27 Jun 2021

Wellington exposures: a numbers and vigilance game now

6:40 pm on 27 June 2021

Scientists say the Delta variant of the Covid-19 virus could still be lurking among us, and are backing the government's decision to extend restrictions in Wellington.

Wellington's Taranaki Street Covid-19 testing site on 24 June, 2021.

Wellington's Taranaki Street Covid-19 testing site. Photo: RNZ / Dom Thomas

If anyone was infected on Sunday or Monday, now is around the time they would most likely develop symptoms.

The capital is reaching the crunch point, when anyone who contracted the Delta variant last weekend would be most likely to develop symptoms, University of Canterbury maths and modelling expert Professor Michael Plank said.

He is pleased alert level 2 has been extended, and said it was now a waiting and vigilance game.

The NSW traveller who has since tested positive for the Delta variant was in Wellington from 18 to 21 June. But his partner who travelled with him has only just returned a positive result for the virus on her second test.

"It's essential you stay alert for symptoms," Plank said in a statement.

"If there is even one case lurking out there, it has the potential to spread like wildfire because the Delta variant is so infectious and our vaccination coverage is too low at the moment to slow it down much.

"New South Wales has one of the best contact tracing systems in the world, but it hasn't been able to keep up with the speed the virus is spreading."

By yesterday 2067 of 2444 identified potential contacts of the man had been tested in New Zealand, and all results so far have come back negative.

However, as with the man's partner, the virus can sometimes not show up in the tests early in an infection. And the timing of the partner's result indicates the Sydney man was infectious while here.

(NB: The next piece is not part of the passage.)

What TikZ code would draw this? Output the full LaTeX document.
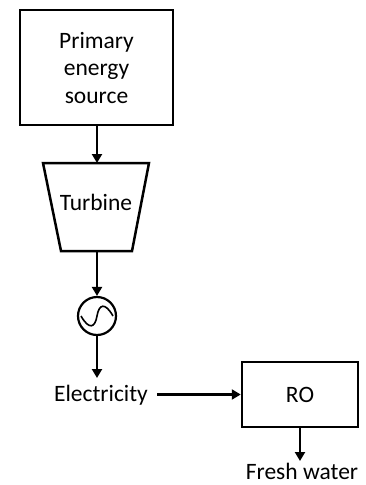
\documentclass[tikz,border=0pt]{standalone}
\usepackage{fontspec}
\setmainfont{Carlito}
\usetikzlibrary{arrows.meta}
\begin{document}
\begin{tikzpicture}[x=1pt,y=-1pt,
  txt/.style={font=\fontsize{23.5}{27.5}\selectfont, inner sep=0pt},
  box/.style={draw, line width=2.5pt, txt, align=center},
  flow/.style={line width=2.2pt, -{Triangle[length=9pt,width=10pt]}}]
\useasboundingbox (0,0) rectangle (366,485);
% primary energy source
\node[box, minimum width=153pt, minimum height=115pt] (pes) at (96.5,67.5) {Primary\\energy\\source};
% turbine
\coordinate (t1) at (43,163);
\coordinate (t2) at (149,163);
\coordinate (t3) at (132,251);
\coordinate (t4) at (61,251);
\draw[line width=2.5pt, line join=miter] (t1) -- (t2) -- (t3) -- (t4) -- cycle;
\coordinate (ttop) at (97,163);
\coordinate (tbot) at (97,251);
\node[txt] (turb) at (96,202) {Turbine};
% generator
\node[draw, circle, line width=2.2pt, minimum size=38pt, inner sep=0pt] (gen) at (97,316) {};
\draw[line width=1.6pt] ([xshift=-16pt]gen.center) .. controls ([xshift=-8pt,yshift=-14pt]gen.center) and ([xshift=-2pt,yshift=-12pt]gen.center) .. (gen.center)
  .. controls ([xshift=2pt,yshift=12pt]gen.center) and ([xshift=8pt,yshift=14pt]gen.center) .. ([xshift=16pt]gen.center);
% electricity
\node[txt, anchor=base] (elec) at (101,401) {Electricity};
\coordinate (elecend) at (97,378);
% RO
\node[box, minimum width=116pt, minimum height=65pt] (ro) at (300,394.5) {RO};
% fresh water
\node[txt, anchor=base] (fw) at (302,479.5) {Fresh water};
\coordinate (fwtop) at (300,461);
% connectors
\draw[flow] (pes.south -| ttop) -- (ttop);
\draw[flow] (tbot) -- (gen.north);
\draw[flow] (gen.south) -- (elecend);
\draw[flow] ([xshift=9pt]elec.east |- ro.west) -- (ro.west);
\draw[flow] (ro.south) -- (fwtop);
\end{tikzpicture}
\end{document}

So, even after a negative test, all contacts have been asked to stick to the particular instructions they have been given, including isolating, retesting, watching for symptoms and reporting any symptoms that do show up.

And the higher the testing rates go, particularly in Wellington, the more confidence authorities can have to relax the alert levels sooner.

Epidemiologist Nick Wilson said Wellington may not have turned up any cases so far - and may have "dodged a bullet, but we can't relax yet".

"The NZ government has made a wise decision to keep at the current alert level 2 settings for Wellington for at least a few more days given the major problems being caused by the new Delta variant in Australia," Wilson said in a statement.

He said now was the time for the government to upgrade fortifications, by ensuring all frontline border and healthcare workers have been vaccinated as well as including masking for indoor venues in the alert level system and making it compulsory to scan in with the Tracer app at high risk indoor venues.

Another epidemiologist, Professor Michael Baker, said the extension was "fully justified", as the numbers of people potentially exposed had the potential to trigger a "super-spreader event" if full precautions are not taken to stop potential transmission.

"Given the timing, it is possible that some of these contacts are still incubating this infection and will only be identified in the coming few days, though the risk is now low," he said in a statement.

Baker told RNZ earlier today that several gaps still exist in the precautions, including compulsory QR code scanning for large venues and a high level of indoor mask use. He said the pause in the quarantine-free trans-Tasman bubble gives us the chance to reassess it.

University of Otago healthcare senior lecturer Lesley Gray said the alert level 2 extension was "reasonable".

She wants pre-departure testing to be introduced for anyone travelling to New Zealand without quarantine.